Retype the lines beneath this one, from the first through the line containing "const growth = Math.round((subscribers[1]". Pictures are left out.

## start

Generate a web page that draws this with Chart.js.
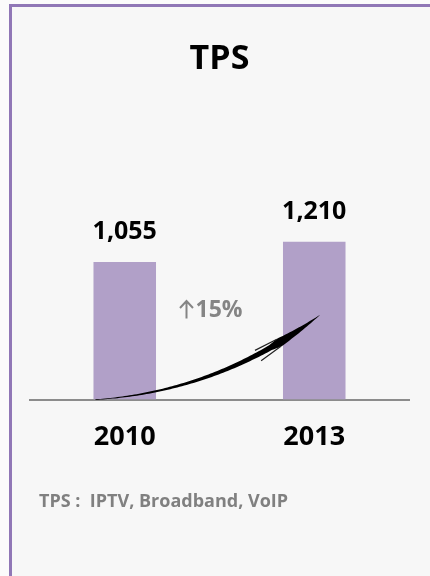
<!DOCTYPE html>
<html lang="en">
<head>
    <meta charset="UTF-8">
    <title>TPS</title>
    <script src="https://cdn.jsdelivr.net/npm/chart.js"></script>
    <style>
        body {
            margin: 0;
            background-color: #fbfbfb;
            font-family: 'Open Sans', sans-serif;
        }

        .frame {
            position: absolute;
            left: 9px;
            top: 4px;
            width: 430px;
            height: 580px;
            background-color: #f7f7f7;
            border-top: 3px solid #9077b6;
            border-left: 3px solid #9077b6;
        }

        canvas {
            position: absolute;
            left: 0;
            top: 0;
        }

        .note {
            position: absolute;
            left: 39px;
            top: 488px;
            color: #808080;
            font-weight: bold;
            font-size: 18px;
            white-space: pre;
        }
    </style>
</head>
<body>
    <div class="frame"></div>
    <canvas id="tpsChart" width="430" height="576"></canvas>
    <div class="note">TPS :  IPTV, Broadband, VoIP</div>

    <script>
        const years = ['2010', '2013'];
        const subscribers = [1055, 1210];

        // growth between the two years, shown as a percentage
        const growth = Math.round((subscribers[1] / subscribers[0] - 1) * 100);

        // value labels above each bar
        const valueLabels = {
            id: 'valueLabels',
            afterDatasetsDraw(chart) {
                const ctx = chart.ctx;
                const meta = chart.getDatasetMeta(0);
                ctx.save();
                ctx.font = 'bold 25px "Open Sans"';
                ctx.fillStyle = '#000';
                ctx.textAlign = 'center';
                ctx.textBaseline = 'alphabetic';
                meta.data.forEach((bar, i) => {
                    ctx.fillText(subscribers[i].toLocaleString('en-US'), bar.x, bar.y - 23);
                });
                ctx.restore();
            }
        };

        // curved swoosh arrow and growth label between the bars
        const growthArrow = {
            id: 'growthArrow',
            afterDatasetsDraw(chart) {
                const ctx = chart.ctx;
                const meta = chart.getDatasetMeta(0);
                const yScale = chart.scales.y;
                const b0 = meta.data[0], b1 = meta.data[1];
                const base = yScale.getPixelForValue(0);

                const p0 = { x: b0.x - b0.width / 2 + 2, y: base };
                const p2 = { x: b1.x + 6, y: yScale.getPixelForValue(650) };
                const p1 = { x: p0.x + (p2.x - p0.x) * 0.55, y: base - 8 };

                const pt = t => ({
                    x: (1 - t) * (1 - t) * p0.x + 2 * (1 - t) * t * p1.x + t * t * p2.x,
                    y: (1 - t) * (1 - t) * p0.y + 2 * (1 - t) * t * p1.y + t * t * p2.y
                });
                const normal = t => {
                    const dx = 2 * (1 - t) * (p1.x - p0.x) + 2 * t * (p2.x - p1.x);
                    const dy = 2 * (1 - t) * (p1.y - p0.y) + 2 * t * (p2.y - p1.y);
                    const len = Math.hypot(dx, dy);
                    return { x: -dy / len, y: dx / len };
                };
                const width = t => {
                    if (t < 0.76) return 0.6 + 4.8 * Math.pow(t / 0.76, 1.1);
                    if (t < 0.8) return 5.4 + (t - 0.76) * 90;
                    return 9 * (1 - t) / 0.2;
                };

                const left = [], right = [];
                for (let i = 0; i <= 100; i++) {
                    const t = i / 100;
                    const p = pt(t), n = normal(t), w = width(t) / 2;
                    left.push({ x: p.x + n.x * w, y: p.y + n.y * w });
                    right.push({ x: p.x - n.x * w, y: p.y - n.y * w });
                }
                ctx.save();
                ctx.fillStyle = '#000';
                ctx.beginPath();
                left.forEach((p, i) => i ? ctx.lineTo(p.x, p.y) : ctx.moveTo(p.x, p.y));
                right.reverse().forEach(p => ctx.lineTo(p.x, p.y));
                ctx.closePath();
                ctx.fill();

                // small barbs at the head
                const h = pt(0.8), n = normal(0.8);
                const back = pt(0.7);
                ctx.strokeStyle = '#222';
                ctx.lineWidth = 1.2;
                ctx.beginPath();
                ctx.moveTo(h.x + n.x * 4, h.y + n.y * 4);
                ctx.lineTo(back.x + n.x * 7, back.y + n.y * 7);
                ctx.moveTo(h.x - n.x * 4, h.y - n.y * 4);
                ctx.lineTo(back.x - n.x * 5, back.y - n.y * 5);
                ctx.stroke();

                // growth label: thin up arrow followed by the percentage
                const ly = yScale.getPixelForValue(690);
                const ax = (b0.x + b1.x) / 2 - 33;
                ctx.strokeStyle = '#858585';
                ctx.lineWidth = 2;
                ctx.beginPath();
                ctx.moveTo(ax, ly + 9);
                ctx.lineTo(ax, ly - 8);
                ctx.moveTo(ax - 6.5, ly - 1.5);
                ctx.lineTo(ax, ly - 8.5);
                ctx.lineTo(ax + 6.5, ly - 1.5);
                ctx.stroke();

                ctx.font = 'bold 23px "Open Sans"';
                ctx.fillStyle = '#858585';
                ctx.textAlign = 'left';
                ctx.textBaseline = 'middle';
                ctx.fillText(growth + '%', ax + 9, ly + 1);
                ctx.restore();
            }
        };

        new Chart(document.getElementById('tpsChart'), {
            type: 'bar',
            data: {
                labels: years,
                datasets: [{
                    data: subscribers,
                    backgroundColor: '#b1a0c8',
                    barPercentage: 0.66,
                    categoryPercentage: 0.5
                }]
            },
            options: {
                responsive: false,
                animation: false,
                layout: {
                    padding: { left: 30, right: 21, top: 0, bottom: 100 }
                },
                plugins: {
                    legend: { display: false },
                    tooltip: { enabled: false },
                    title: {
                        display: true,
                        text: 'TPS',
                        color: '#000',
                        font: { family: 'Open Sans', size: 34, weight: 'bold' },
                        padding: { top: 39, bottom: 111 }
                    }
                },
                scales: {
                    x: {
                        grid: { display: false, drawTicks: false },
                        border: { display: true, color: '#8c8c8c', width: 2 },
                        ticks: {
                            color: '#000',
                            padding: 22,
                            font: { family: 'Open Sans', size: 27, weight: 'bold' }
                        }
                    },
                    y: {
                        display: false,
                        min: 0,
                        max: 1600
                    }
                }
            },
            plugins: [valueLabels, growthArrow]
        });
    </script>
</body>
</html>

## end

### Problem solution
Generate a web page that draws this with Chart.js.
<!DOCTYPE html>
<html lang="en">
<head>
    <meta charset="UTF-8">
    <title>TPS</title>
    <script src="https://cdn.jsdelivr.net/npm/chart.js"></script>
    <style>
        body {
            margin: 0;
            background-color: #fbfbfb;
            font-family: 'Open Sans', sans-serif;
        }

        .frame {
            position: absolute;
            left: 9px;
            top: 4px;
            width: 430px;
            height: 580px;
            background-color: #f7f7f7;
            border-top: 3px solid #9077b6;
            border-left: 3px solid #9077b6;
        }

        canvas {
            position: absolute;
            left: 0;
            top: 0;
        }

        .note {
            position: absolute;
            left: 39px;
            top: 488px;
            color: #808080;
            font-weight: bold;
            font-size: 18px;
            white-space: pre;
        }
    </style>
</head>
<body>
    <div class="frame"></div>
    <canvas id="tpsChart" width="430" height="576"></canvas>
    <div class="note">TPS :  IPTV, Broadband, VoIP</div>

    <script>
        const years = ['2010', '2013'];
        const subscribers = [1055, 1210];

        // growth between the two years, shown as a percentage
        const growth = Math.round((subscribers[1] / subscribers[0] - 1) * 100);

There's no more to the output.